Development of a compact DOI–TOF detector module for high-performance PET systems

• Published in: Nuclear science and techniques Vol. 28; no. 4; pp. 53 - 59
• Main Authors: Wei, Qing-Yang, Xu, Tian-Peng, Dai, Tian-Tian, Wang, Shi, Liu, Ya-Qiang, Gu, Yu, Ma, Tian-Yu
• Format: Journal Article
• Language: English
• Published: Singapore Springer Singapore 01.04.2017; School of Automatic and Electrical Engineering, University of Science and Technology Beijing, Beijing 100083, China%Department of Engineering Physics, Tsinghua University,Beijing 100084, China; Key Laboratory of Particle and Radiation Imaging(Tsinghua University), Ministry of Education, Beijing 100084, China%Department of Radiation Oncology, China-Japan Friendship Hospital, Beijing 100029, China
• Subjects: Energy; Hadrons; Heavy Ions; Nuclear Energy; Nuclear Physics; SiPM; Depth of interaction (DOI); Positron emission tomography; Time-of-flight (TOF)

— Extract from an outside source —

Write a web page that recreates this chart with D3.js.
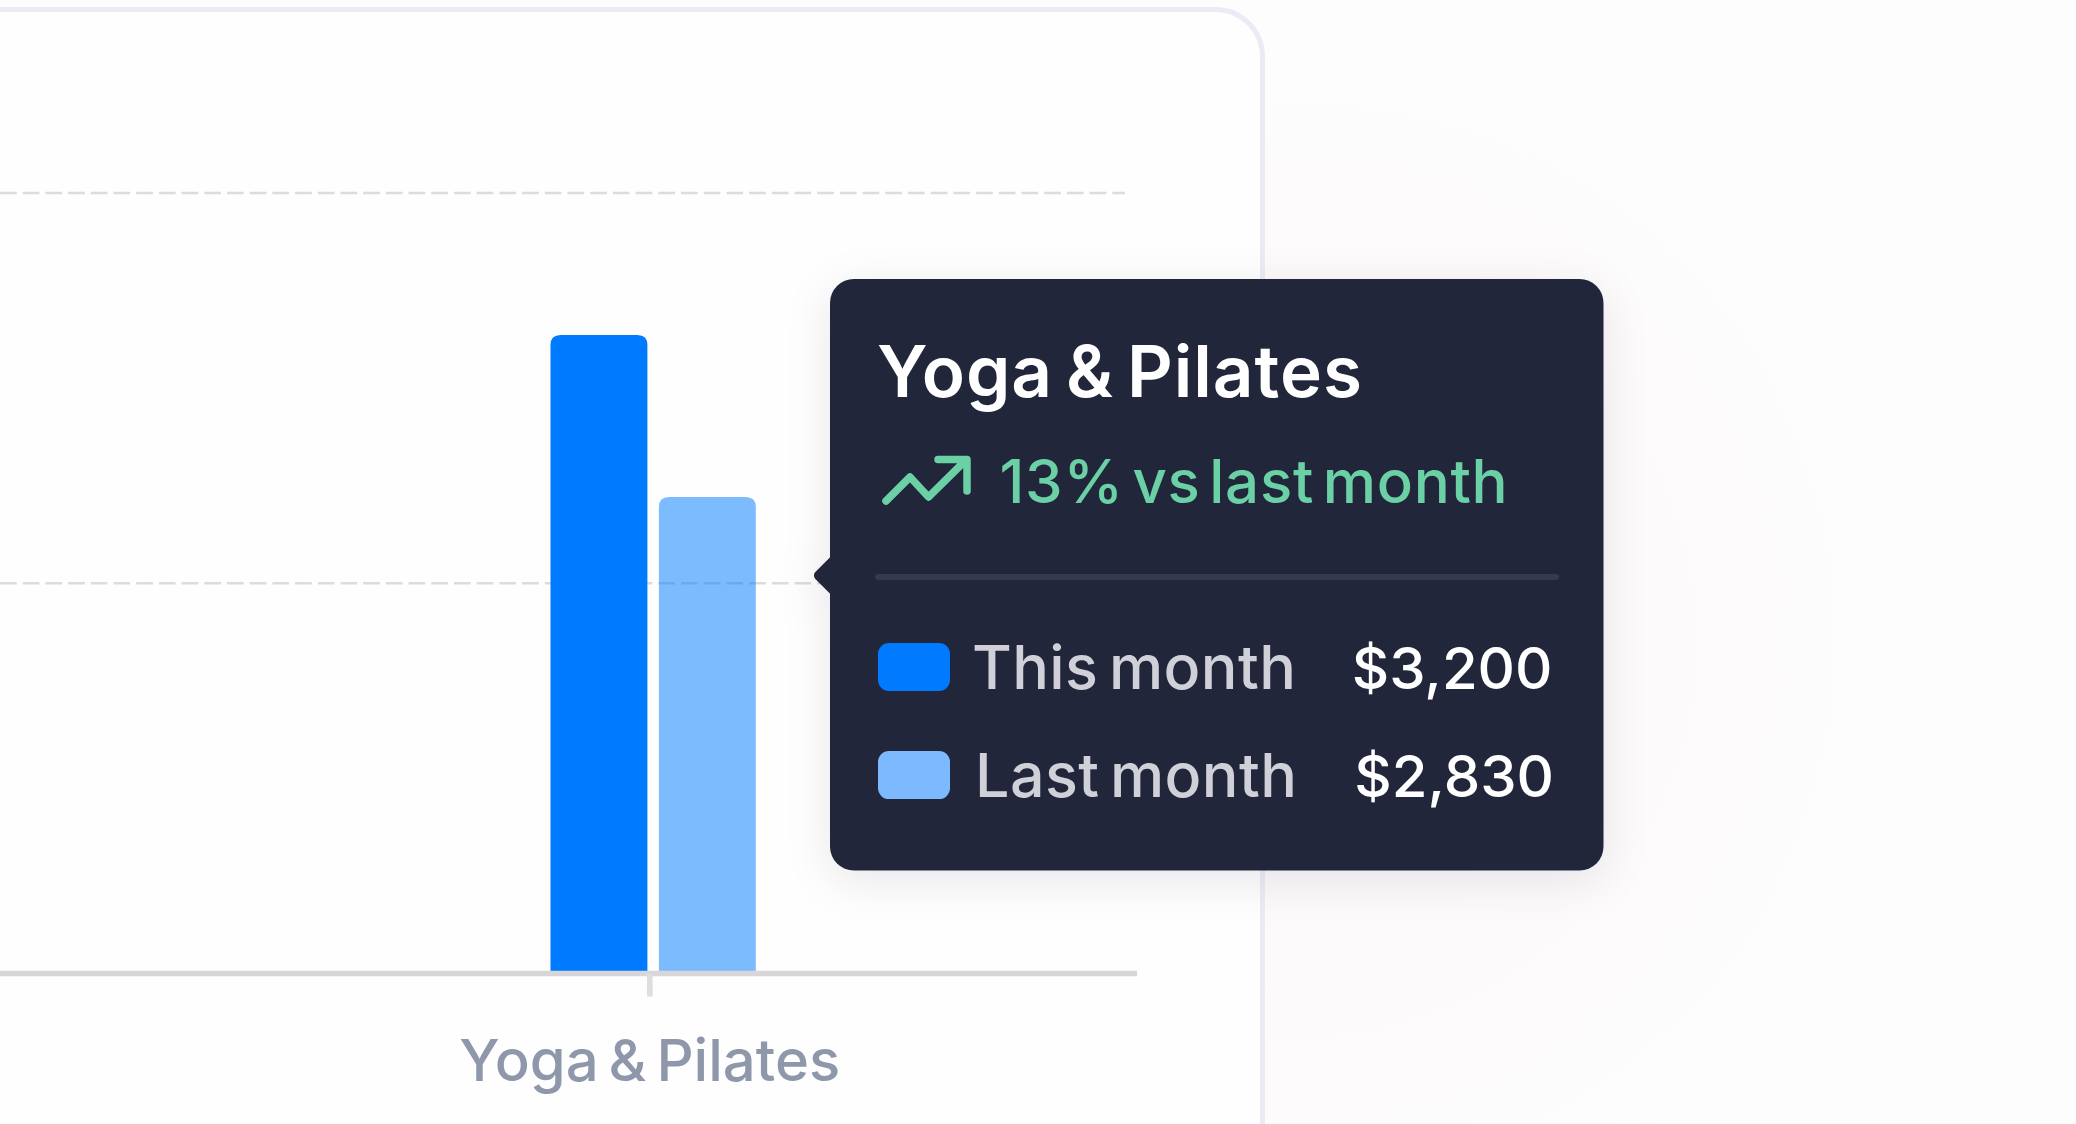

• ISSN: 1001-8042; 2210-3147
• DOI: 10.1007/s41365-017-0202-2

To increase spatial resolution and signal-to-noise ratio in PET imaging, we present in this paper the design and performance evaluation of a PET detector module combining both depth-of-interaction (DOI) and time-of-flight (TOF) capabilities. The detector module consists of a staggered dual-layer LYSO block with 2 mm × 2 mm × 7 mm crystals. MR-compatible SiPM sensors (MicroFJ-30035-TSV, SensL) are assembled into an 8 × 8 array. SiPM signals from both fast and slow outputs are read out by a 128-channel ASIC chip. To test its performance, a flood histogram is acquired with a 22 Na point source on top of the detector, and the energy resolution and the coincidence resolving time (CRT) value for each individual crystal are measured. The flood histogram shows excellent crystal separation in both layers. The average energy resolution at 511 keV is 14.0 and 12.7% at the bottom and top layers, respectively. The average CRT of a single crystal is 635 and 565 ps at the bottom and top layers, respectively. In conclusion, the compact DOI–TOF PET detector module is of excellent crystal identification capability, good energy resolution and reasonable time resolution and has promising application prospective in clinical TOF PET, PET/MRI, and brain PET systems.